Jakarta, IDN Times - Sejumlah lembaga swadaya masyarakat (LSM) yang tergabung dalam koalisi masyarakat sipil untuk reformasi sektor keamanan mempertanyakan keterangan yang disampaikan oleh Panglima TNI Jenderal Agus Subiyanto terkait insiden ledakan amunisi di Garut. Usai mengikuti rapat dengan komisi I DPR pada 26 Mei 2025 lalu, Agus mengatakan warga sipil yang ada di lokasi ledakan ikut memasak dan mengurus logistik bagi para prajurit TNI Angkatan Darat (AD).

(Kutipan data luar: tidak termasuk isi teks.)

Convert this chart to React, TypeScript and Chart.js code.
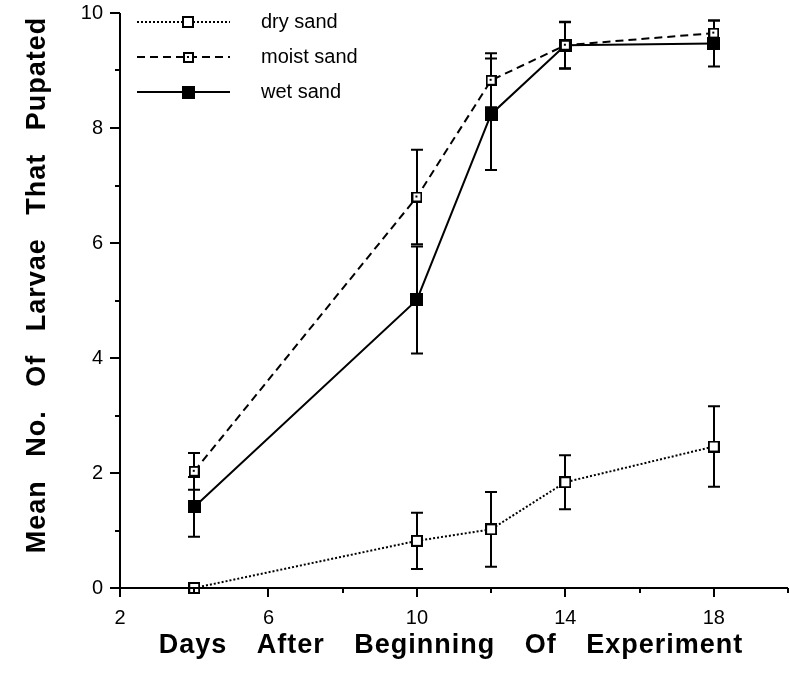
import React, { useEffect, useRef } from "react";
import { Chart, registerables } from "chart.js";

Chart.register(...registerables);

const days = [4, 10, 12, 14, 18];
const drySand = [0, 0.82, 1.02, 1.84, 2.46];
const drySandErr = [0, 0.49, 0.65, 0.47, 0.7];
const moistSand = [2.03, 6.8, 8.83, 9.44, 9.65];
const moistSandErr = [0.32, 0.82, 0.47, 0.4, 0.22];
const wetSand = [1.41, 5.01, 8.24, 9.44, 9.47];
const wetSandErr = [0.52, 0.93, 0.97, 0.41, 0.4];
const seriesLabels = ["dry sand", "moist sand", "wet sand"];
const xTitle = "Days After Beginning Of Experiment";
const yTitle = "Mean No. Of Larvae That Pupated";

const FONT = "'Liberation Sans', Arial, Helvetica, sans-serif";

function makeMarker(kind: "open" | "dot" | "filled"): HTMLCanvasElement {
  const s = kind === "filled" ? 13 : kind === "dot" ? 11 : 12;
  const c = document.createElement("canvas");
  c.width = s;
  c.height = s;
  const ctx = c.getContext("2d")!;
  ctx.fillStyle = "#000";
  ctx.fillRect(0, 0, s, s);
  if (kind !== "filled") {
    ctx.fillStyle = "#fff";
    ctx.fillRect(2, 2, s - 4, s - 4);
    if (kind === "dot") {
      ctx.fillStyle = "#000";
      ctx.fillRect(Math.floor(s / 2) - 1, Math.floor(s / 2) - 1, 2, 2);
    }
  }
  return c;
}

export default function App() {
  const ref = useRef<HTMLCanvasElement | null>(null);

  useEffect(() => {
    if (!ref.current) return;
    const markers = [makeMarker("open"), makeMarker("dot"), makeMarker("filled")];
    const errs = [drySandErr, moistSandErr, wetSandErr];
    const dashes = [[2, 2], [8, 5], []];

    const plugin = {
      id: "custom",
      beforeDatasetsDraw(chart: any) {
        const ctx = chart.ctx;
        const xs = chart.scales.x;
        const ys = chart.scales.y;
        ctx.save();
        ctx.strokeStyle = "#000";
        ctx.lineWidth = 2;
        chart.data.datasets.forEach((ds: any, i: number) => {
          const e = errs[i];
          ds.data.forEach((p: any, j: number) => {
            if (!e[j]) return;
            const x = Math.round(xs.getPixelForValue(p.x));
            const y1 = ys.getPixelForValue(p.y + e[j]);
            const y2 = ys.getPixelForValue(p.y - e[j]);
            ctx.beginPath();
            ctx.moveTo(x, y1);
            ctx.lineTo(x, y2);
            ctx.moveTo(x - 6, y1);
            ctx.lineTo(x + 6, y1);
            ctx.moveTo(x - 6, y2);
            ctx.lineTo(x + 6, y2);
            ctx.stroke();
          });
        });
        ctx.restore();
      },
      afterDraw(chart: any) {
        const ctx = chart.ctx;
        const xs = chart.scales.x;
        const ys = chart.scales.y;
        const a = chart.chartArea;
        ctx.save();
        ctx.strokeStyle = "#000";
        ctx.lineWidth = 2;
        // axes
        ctx.beginPath();
        ctx.moveTo(a.left, a.top);
        ctx.lineTo(a.left, a.bottom);
        ctx.lineTo(a.right, a.bottom);
        ctx.stroke();
        // ticks
        xs.ticks.forEach((t: any) => {
          const x = Math.round(xs.getPixelForValue(t.value));
          const major = (t.value - 2) % 4 === 0;
          ctx.beginPath();
          ctx.moveTo(x, a.bottom);
          ctx.lineTo(x, a.bottom + (major ? 9 : 5));
          ctx.stroke();
        });
        ys.ticks.forEach((t: any) => {
          const y = Math.round(ys.getPixelForValue(t.value));
          const major = t.value % 2 === 0;
          ctx.beginPath();
          ctx.moveTo(a.left, y);
          ctx.lineTo(a.left - (major ? 10 : 5), y);
          ctx.stroke();
        });
        // legend
        const rows = [22, 57, 92];
        chart.data.datasets.forEach((ds: any, i: number) => {
          const y = rows[i];
          ctx.setLineDash(dashes[i]);
          ctx.lineWidth = 2;
          ctx.beginPath();
          ctx.moveTo(137, y);
          ctx.lineTo(230, y);
          ctx.stroke();
          ctx.setLineDash([]);
          const m = markers[i];
          ctx.drawImage(m, Math.round(188 - m.width / 2), Math.round(y - m.height / 2));
          ctx.fillStyle = "#000";
          ctx.font = `20px ${FONT}`;
          ctx.textAlign = "left";
          ctx.textBaseline = "middle";
          ctx.fillText(ds.label, 261, y);
        });
        // axis titles
        ctx.fillStyle = "#000";
        ctx.font = `bold 27px ${FONT}`;
        (ctx as any).letterSpacing = "1px";
        (ctx as any).wordSpacing = "21px";
        ctx.textAlign = "center";
        ctx.textBaseline = "middle";
        ctx.fillText(xTitle, 451, 646);
        (ctx as any).wordSpacing = "15px";
        ctx.translate(38, 285);
        ctx.rotate(-Math.PI / 2);
        ctx.fillText(yTitle, 0, 0);
        ctx.restore();
      },
    };

    const mk = (vals: number[]) => vals.map((v, i) => ({ x: days[i], y: v }));
    const chart = new Chart(ref.current, {
      type: "line",
      data: {
        datasets: [drySand, moistSand, wetSand].map((vals, i) => ({
          label: seriesLabels[i],
          data: mk(vals),
          borderColor: "#000",
          borderWidth: 2,
          borderDash: dashes[i],
          pointStyle: markers[i] as any,
          pointRadius: 6,
          pointHoverRadius: 6,
          fill: false,
          tension: 0,
          clip: false,
        })),
      },
      options: {
        animation: false,
        responsive: false,
        events: [],
        layout: { autoPadding: false, padding: { top: 13, right: 1, left: 0, bottom: 0 } },
        plugins: { legend: { display: false }, tooltip: { enabled: false } },
        scales: {
          x: {
            type: "linear",
            min: 2,
            max: 20,
            grid: { display: false, drawTicks: false },
            border: { display: false },
            ticks: {
              stepSize: 2,
              autoSkip: false,
              maxRotation: 0,
              padding: 18,
              color: "#000",
              font: { family: FONT, size: 20 },
              callback: (v: any) => ((v - 2) % 4 === 0 && v < 20 ? String(v) : ""),
            },
            afterFit: (s: any) => {
              s.height = 87;
              s.paddingLeft = 0;
              s.paddingRight = 0;
            },
          },
          y: {
            min: 0,
            max: 10,
            grid: { display: false, drawTicks: false },
            border: { display: false },
            ticks: {
              stepSize: 1,
              autoSkip: false,
              padding: 17,
              color: "#000",
              font: { family: FONT, size: 20 },
              callback: (v: any) => (v % 2 === 0 ? String(v) : ""),
            },
            afterFit: (s: any) => {
              s.width = 120;
              s.paddingTop = 0;
              s.paddingBottom = 0;
            },
          },
        },
      },
      plugins: [plugin],
    } as any);
    return () => chart.destroy();
  }, []);

  return (
    <div style={{ position: "fixed", left: 0, top: 0, width: 789, height: 675, background: "#fff" }}>
      <canvas ref={ref} width={789} height={675} style={{ width: 789, height: 675, display: "block" }} />
    </div>
  );
}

Jenderal bintang empat itu membantah TNI AD ikut melibatkan warga sipil dalam pemusnahan bahan peledak yang sudah kedaluwarsa. Itu semua, kata Agus, merupakan bagian dari hasil penyelidikan internal yang dilakukan oleh TNI AD.
"Sebenarnya kami tidak melibatkan warga sipil dalam pemusnahan bahan peledak yang sudah expired. Masyarakat sipil di situ itu tukang masak dan pegawai di situ," ujar Agus di Kompleks Parlemen Senayan, Jakarta Pusat yang dikutip oleh koalisi sipil pada 1 Juni 2025 lalu.

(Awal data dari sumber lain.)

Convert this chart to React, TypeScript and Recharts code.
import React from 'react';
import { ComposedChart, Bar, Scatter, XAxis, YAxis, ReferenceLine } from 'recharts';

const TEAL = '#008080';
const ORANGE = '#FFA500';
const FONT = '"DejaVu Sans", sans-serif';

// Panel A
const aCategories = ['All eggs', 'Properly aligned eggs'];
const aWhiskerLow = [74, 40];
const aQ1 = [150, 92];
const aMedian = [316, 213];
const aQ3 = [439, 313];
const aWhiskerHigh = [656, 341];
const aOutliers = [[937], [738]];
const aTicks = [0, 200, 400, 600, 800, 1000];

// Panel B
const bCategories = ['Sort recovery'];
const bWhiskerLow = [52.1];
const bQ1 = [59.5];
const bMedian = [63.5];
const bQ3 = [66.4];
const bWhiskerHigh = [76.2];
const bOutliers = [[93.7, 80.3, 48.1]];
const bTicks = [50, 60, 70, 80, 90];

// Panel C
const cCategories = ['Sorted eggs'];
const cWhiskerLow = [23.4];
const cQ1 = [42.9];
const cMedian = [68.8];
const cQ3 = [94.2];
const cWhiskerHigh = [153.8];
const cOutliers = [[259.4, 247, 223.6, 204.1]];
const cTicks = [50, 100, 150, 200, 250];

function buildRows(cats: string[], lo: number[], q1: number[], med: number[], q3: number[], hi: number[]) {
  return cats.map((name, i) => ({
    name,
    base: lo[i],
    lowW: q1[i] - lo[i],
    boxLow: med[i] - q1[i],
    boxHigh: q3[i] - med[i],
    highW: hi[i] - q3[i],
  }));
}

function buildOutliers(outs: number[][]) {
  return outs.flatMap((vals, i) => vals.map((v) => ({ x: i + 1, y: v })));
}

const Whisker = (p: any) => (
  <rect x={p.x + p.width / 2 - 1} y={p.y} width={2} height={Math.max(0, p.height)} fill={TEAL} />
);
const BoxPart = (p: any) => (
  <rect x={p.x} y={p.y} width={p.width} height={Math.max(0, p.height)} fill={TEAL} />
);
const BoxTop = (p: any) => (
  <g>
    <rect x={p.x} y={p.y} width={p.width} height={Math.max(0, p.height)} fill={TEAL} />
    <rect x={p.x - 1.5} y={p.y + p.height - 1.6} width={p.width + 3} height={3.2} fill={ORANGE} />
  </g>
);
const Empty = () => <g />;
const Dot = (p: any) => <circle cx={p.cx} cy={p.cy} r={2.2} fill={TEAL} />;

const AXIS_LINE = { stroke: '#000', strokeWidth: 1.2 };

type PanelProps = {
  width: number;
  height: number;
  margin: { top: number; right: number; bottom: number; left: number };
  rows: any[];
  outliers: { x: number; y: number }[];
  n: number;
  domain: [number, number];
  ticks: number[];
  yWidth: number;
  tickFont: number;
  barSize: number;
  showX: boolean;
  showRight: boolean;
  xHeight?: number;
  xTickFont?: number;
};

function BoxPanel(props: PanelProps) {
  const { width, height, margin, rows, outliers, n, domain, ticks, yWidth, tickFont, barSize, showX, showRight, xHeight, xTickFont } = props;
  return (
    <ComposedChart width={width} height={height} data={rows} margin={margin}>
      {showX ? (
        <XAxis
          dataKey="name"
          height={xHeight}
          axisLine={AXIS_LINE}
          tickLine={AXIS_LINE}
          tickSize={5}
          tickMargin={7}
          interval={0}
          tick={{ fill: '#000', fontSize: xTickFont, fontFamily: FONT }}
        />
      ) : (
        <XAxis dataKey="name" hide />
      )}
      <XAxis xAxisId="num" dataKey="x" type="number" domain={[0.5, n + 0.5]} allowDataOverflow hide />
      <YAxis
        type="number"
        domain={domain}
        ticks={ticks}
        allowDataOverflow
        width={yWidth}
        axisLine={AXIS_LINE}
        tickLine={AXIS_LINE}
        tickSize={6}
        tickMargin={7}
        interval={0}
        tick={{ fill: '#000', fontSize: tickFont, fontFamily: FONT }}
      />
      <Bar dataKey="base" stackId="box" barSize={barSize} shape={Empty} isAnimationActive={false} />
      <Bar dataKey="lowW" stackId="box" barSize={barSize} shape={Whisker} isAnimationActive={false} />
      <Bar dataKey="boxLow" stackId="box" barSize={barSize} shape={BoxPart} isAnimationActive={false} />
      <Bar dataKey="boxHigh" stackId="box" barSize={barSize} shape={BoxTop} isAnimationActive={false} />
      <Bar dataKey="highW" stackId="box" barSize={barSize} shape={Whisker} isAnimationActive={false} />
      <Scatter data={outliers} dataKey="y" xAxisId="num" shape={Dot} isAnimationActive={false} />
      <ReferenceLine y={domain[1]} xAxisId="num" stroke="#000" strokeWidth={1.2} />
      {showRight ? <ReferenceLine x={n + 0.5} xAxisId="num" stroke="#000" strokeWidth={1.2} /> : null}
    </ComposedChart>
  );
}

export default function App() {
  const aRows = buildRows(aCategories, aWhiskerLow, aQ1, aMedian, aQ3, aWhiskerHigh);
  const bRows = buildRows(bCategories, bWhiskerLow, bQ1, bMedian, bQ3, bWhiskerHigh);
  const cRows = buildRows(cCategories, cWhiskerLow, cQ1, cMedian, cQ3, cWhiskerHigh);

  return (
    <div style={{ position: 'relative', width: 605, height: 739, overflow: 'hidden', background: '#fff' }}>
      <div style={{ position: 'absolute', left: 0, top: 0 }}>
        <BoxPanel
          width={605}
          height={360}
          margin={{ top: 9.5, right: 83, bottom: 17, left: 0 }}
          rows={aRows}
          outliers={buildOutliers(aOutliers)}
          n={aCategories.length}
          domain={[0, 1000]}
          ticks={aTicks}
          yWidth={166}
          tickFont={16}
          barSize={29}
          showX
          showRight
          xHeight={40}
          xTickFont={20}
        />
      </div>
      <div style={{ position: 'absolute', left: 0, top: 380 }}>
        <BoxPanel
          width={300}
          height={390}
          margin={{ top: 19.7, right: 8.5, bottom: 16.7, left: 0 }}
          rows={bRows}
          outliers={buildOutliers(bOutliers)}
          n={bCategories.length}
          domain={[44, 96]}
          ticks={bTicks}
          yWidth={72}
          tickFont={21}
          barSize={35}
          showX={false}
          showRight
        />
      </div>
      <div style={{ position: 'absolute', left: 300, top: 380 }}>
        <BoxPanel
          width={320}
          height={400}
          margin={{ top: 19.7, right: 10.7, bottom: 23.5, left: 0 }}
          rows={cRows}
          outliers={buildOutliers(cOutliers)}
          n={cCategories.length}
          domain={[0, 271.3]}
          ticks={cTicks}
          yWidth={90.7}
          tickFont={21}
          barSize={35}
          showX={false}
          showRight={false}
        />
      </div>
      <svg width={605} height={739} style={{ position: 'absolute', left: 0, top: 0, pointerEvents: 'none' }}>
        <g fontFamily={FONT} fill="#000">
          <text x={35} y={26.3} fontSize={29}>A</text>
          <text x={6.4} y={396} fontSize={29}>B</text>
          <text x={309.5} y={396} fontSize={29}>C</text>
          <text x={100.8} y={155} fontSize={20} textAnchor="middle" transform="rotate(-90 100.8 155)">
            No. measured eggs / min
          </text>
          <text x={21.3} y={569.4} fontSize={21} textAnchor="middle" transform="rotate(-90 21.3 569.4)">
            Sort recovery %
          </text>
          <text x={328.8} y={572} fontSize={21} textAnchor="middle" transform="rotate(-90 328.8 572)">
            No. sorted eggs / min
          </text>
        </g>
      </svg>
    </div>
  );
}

Salah satu LSM yang ikut tergabung di dalam koalisi sipil adalah Perhimpunan Bantuan Hukum Indonesia (PBHI). Mereka menyayangkan pernyataan Agus yang menyangkal adanya pelibatan warga sipil dalam aktivitas pemusnahan amunisi yang telah kedaluwarsa.
"Pernyataan itu memberikan indikasi kuat rendahnya tingkat obyektivitsas, integritas dan kredibilitas penyelidikan internal TNI atas kasus ini," ujar Julius di dalam keterangan tertulis.
Keterangan Panglima TNI itu, kata Julius, bertolak belakang dengan temuan yang disampaikan oleh Komisi Nasional Hak Asasi Manusia (Komnas HAM) yang menunjukkan adanya 21 warga sipil yang terlibat di dalam aktivitas pemusnahan amunisi. Warga sipil itu berstatus tenaga harian lepas dan dibayar dengan upah Rp150 ribu per hari.
"Mereka bekerja tanpa pelatihan bersertifikasi dan alat pelindung diri," katanya.